Очевидно, были у Булгакова какие-то сокровенные мысли, которые он хотел высказать Сталину в личной беседе. К сожалению, встреча их не состоялась ни в 1931 г., ни в последующие годы. Е.С. Булгакова в своих поздних дневниках так объясняет нежелание Сталина встретиться с Булгаковым: «...всю жизнь М.А. задавал мне один и тот же вопрос: «Почему Сталин раздумал?» И всегда я отвечала одно и то же: «А о чем он мог бы с тобой говорить? Ведь он прекрасно понимал, после твоего письма, что разговор будет не о квартире, не о деньгах, — разговор пойдет о свободе слова, о цензуре, о возможности художнику писать о том, что его интересует. А что он будет отвечать на это?»»

И все же можно предположить, что Булгаков хотел побеседовать с правителем страны не только на эти темы. Сталину было известно о Булгакове то, чего не знала Елена Сергеевна: о его службе в белой гвардии. Между писателем и вождем была протянута невидимая нить, которая в любой момент могла оборваться.

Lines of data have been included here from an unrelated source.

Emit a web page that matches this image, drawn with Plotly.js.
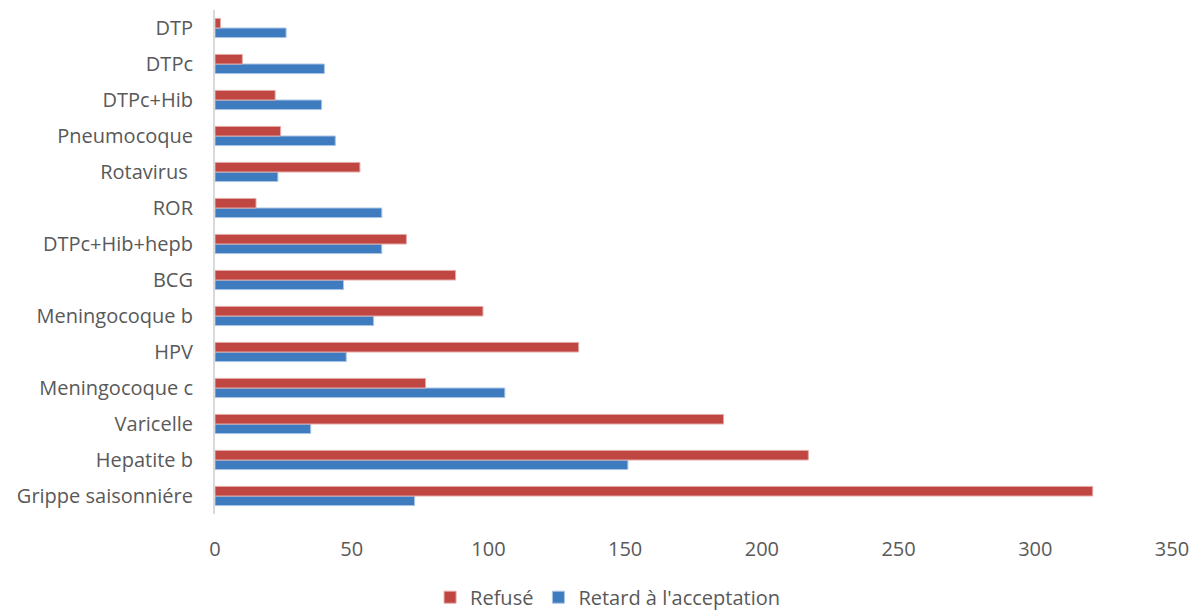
<!DOCTYPE html>
<html><head><meta charset="utf-8">
<script src="https://cdn.plot.ly/plotly-3.0.1.min.js"></script>
<style>body{margin:0;background:#fff}#c{width:1196px;height:610px}</style>
</head><body><div id="c"></div>
<script>
const categories = ["Grippe saisonniére","Hepatite b","Varicelle","Meningocoque c","HPV","Meningocoque b","BCG","DTPc+Hib+hepb","ROR","Rotavirus ","Pneumocoque","DTPc+Hib","DTPc","DTP"];
const refuse = [321,217,186,77,133,98,88,70,15,53,24,22,10,2];
const retard = [73,151,35,106,48,58,47,61,61,23,44,39,40,26];
const tickVals = [0,50,100,150,200,250,300,350];

const data = [
  {type:'bar', orientation:'h', name:"Retard à l'acceptation", y:categories, x:retard,
   marker:{color:'#3F7CBF', line:{color:'#A9C4E4', width:1}}},
  {type:'bar', orientation:'h', name:'Refusé', y:categories, x:refuse,
   marker:{color:'#C04642', line:{color:'#E3A9A7', width:1}}}
];
const layout = {
  width:1196, height:610, barmode:'group', bargap:0.47, bargroupgap:0,
  margin:{l:215, r:24, t:10, b:96},
  paper_bgcolor:'#fff', plot_bgcolor:'#fff',
  font:{family:'"Open Sans", Lato, sans-serif', size:20, color:'#595959'},
  xaxis:{range:[0,350], tickvals:tickVals, showgrid:false, zeroline:false, showline:false, automargin:false,
         ticks:'', ticklabelstandoff:21, tickfont:{size:20, color:'#595959'}},
  yaxis:{type:'category', showgrid:false, zeroline:false, showline:true, linecolor:'#D9D9D9', linewidth:2, automargin:false,
         ticks:'', ticklabelstandoff:16, tickfont:{size:20, color:'#595959'}},
  showlegend:true,
  legend:{orientation:'h', x:0.508, xref:'container', xanchor:'center', y:0.021, yref:'container', yanchor:'middle',
          traceorder:'reversed', font:{size:20, color:'#595959'}, itemwidth:30}
};
Plotly.newPlot('c', data, layout, {displayModeBar:false});
</script></body></html>
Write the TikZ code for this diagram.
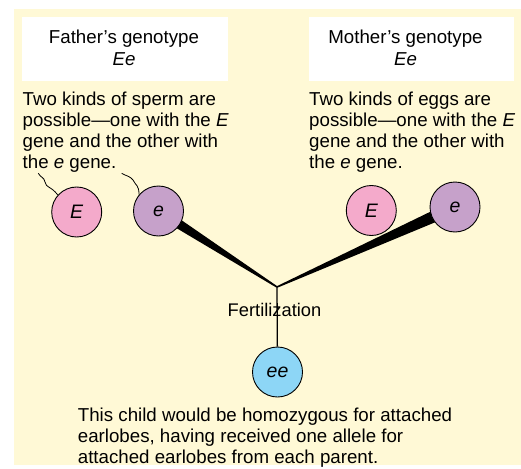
\documentclass[tikz,border=0pt]{standalone}
\usepackage{fontspec}
\setmainfont{Liberation Sans}
\usetikzlibrary{calc}
\definecolor{bgyellow}{HTML}{FFF9D6}
\definecolor{pinkE}{HTML}{F4AACB}
\definecolor{purpE}{HTML}{C6A1CA}
\definecolor{blueE}{HTML}{8DD6F6}
\tikzset{
  txt/.style={inner sep=0pt, align=left, anchor=base west, font=\fontsize{18.7}{21}\selectfont},
  ttl/.style={inner sep=0pt, align=center, font=\fontsize{18.7}{22.2}\selectfont},
  cell/.style={circle, draw, line width=0.9pt, minimum size=50pt, inner sep=0pt, font=\fontsize{19.5}{20}\selectfont\itshape},
  squig/.style={line width=0.8pt},
  wedge/.style={fill=black},
}
\begin{document}
\begin{tikzpicture}[x=1pt,y=-1pt]
\useasboundingbox (0,0) rectangle (521,468);
\fill[white] (0,0) rectangle (521,468);
\fill[bgyellow] (14,9) rectangle (521,465);
% title boxes
\fill[white] (22,17) rectangle (228,81);
\fill[white] (309,17) rectangle (514,81);
\node[ttl, anchor=base] (ftitle) at (124,65.7) {Father{\char"27}s genotype\\\textit{Ee}};
\node[ttl, anchor=base] (mtitle) at (405.5,65.7) {Mother{\char"27}s genotype\\\textit{Ee}};
% descriptions
\node[txt] (ftext) at (22.5,168.5) {Two kinds of sperm are\\possible---one with the \textit{E}\\gene and the other with\\the \textit{e} gene.};
\node[txt] (mtext) at (309,168.5) {Two kinds of eggs are\\possible---one with the \textit{E}\\gene and the other with\\the \textit{e} gene.};
% junction and wedges
\coordinate (J) at (277,287);
\coordinate (feC) at (158.5,211);
\coordinate (meC) at (455,207);
\fill[wedge] ($(feC)!5.5pt!90:(J)$) -- ($(J)!0.8pt!-90:(feC)$) -- ($(J)!0.8pt!90:(feC)$) -- ($(feC)!5.5pt!-90:(J)$) -- cycle;
\fill[wedge] ($(meC)!6.5pt!90:(J)$) -- ($(J)!0.8pt!-90:(meC)$) -- ($(J)!0.8pt!90:(meC)$) -- ($(meC)!6.5pt!-90:(J)$) -- cycle;
% cells
\node[cell, fill=pinkE] (fE) at (76.7,212) {E};
\node[cell, fill=purpE] (fe) at (feC) {e};
\node[cell, fill=pinkE] (mE) at (371.3,210.5) {E};
\node[cell, fill=purpE] (me) at (meC) {e};
\node[cell, fill=blueE] (ee) at (277.5,372) {ee};
% fertilization line
\draw[line width=1.3pt] (J) -- (ee);
\node[inner sep=0pt, anchor=base, font=\fontsize{18.3}{20}\selectfont] (fert) at (274.5,316) {Fertilization};
% squiggles
\coordinate (s1) at (38.3,173.3);
\coordinate (s2) at (121.7,173.3);
\draw[squig] (s1) .. controls (41,178) and (44,177) .. (45,182) .. controls (46,188) and (51,186) .. (fE.138);
\draw[squig] (s2) .. controls (126,176) and (130,176) .. (133,180) .. controls (136,186) and (139,185) .. (fe.140);
% bottom text
\node[txt] (ctext) at (77.7,463.3) {This child would be homozygous for attached\\earlobes, having received one allele for\\attached earlobes from each parent.};
\end{tikzpicture}
\end{document}
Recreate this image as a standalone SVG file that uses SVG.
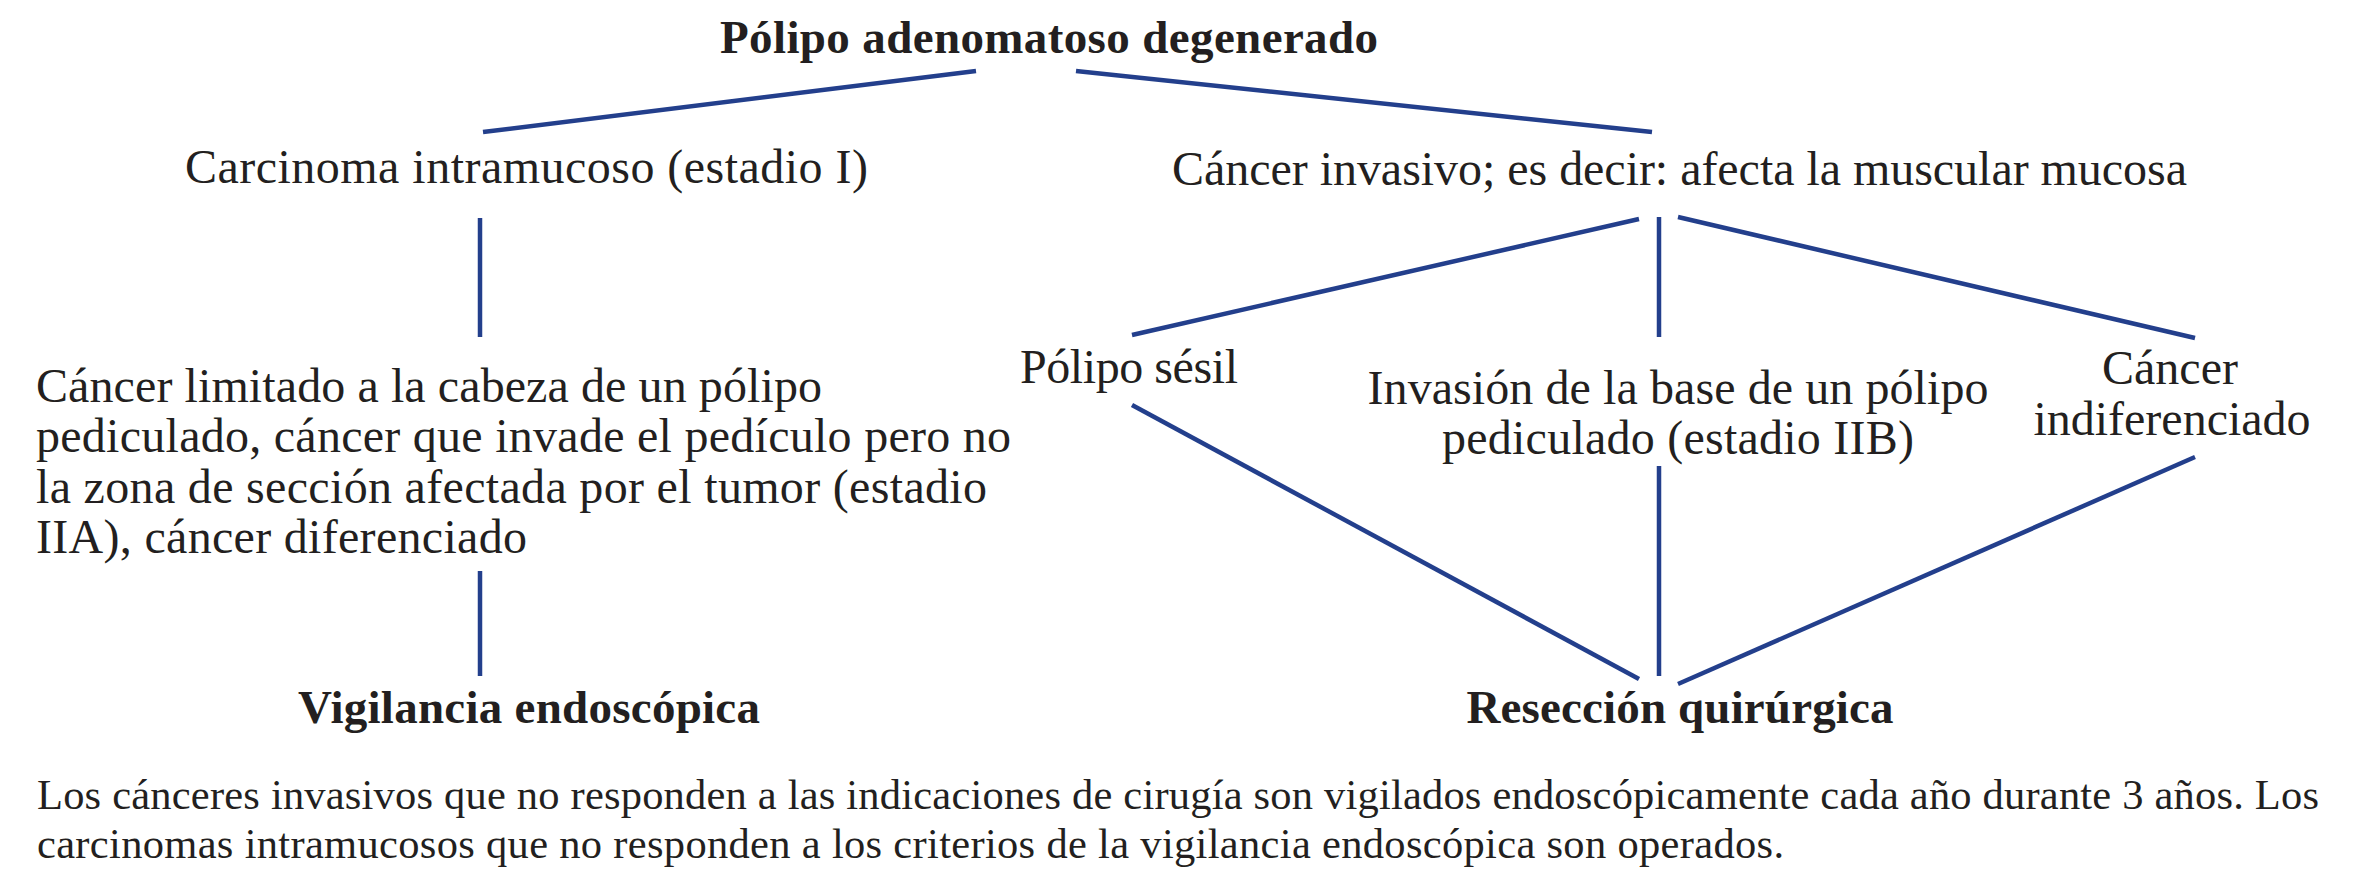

Ответ Сталина на письмо писателя был своеобразным. Разрешение на выезд Булгаков не получил, но зато были разрешены к постановке пьесы «Мертвые души» и «Мольер» и, к огромной радости писателя, было принято решение о возобновлении «Дней Турбиных». Вот как отмечено это событие в воспоминаниях писателя В.Е. Ардова, хорошо знавшего Булгакова: «Роман («Белая гвардия») был встречен несправедливой бранью со стороны известной группы рапповцев. Особенно усердствовал в обсуждении «Дней Турбиных» театральный критик В.И. Блюм. Он занимал должность начальника отдела драматических театров Реперткома. По его протесту и обрушились на спектакль критики и начальники разных рангов. Театр апеллировал в ЦК партии.

Помню, я был в зале МХАТ на том закрытом спектакле, когда специальная комиссия, выделенная ЦК, смотрела «Дни Турбиных». Помню, как в антракте Карл Радек — член этой комиссии — говорил кому-то из своих друзей, делая неправильные ударения почти во всяком слове — так говорят по-русски уроженцы Галиции: «Я считаю, что цензура права!» Комиссия стала на сторону реперткома. Но тут произошло неожиданное: по распоряжению самого Сталина разрешили играть «Дни Турбиных». Чем же руководствовался Сталин в таком решении? Он заявил, что эта пьеса полезна, ибо показывает неизбежность победы Революции... Характерно также, что Сталин дал указание возобновить старый спектакль МХАТа — «Вишневый сад»...

Итак, «Дни Турбиных» прочно и на многие годы вошли в репертуар самого популярного в стране Театра» (ОР РГБ, ф. 562, к. 55, ед. хр. 4, л. 8—9).

2. В 1931 г. Булгаков сделал несколько попыток продолжить «роман о дьяволе». Сохранились черновые тетради, в которых эти попытки отражены. Дважды переписана глава «Дело было в Грибоедове», а по некоторым другим были сделаны наброски. На одной из страниц, в правом углу, Булгаков написал: «Помоги, Господи, кончить роман. 1931 г.».

Судя по отрывкам, можно предположить, что основная фабула романа уже была продумана Булгаковым. И лишь сильнейшие переутомление и душевная расстроенность мешали ему продолжить работу над романом. Ему как воздух нужна была разрядка, положительные эмоции.

3. Обрыв текста, примерно на одну треть листа.

4. Речь идет о статье Р. Пикеля — персонального гонителя Булгакова — в газете «Известия» (1929. 15 сент. № 213) под названием «Перед поднятием занавеса (перспективы теасезона)».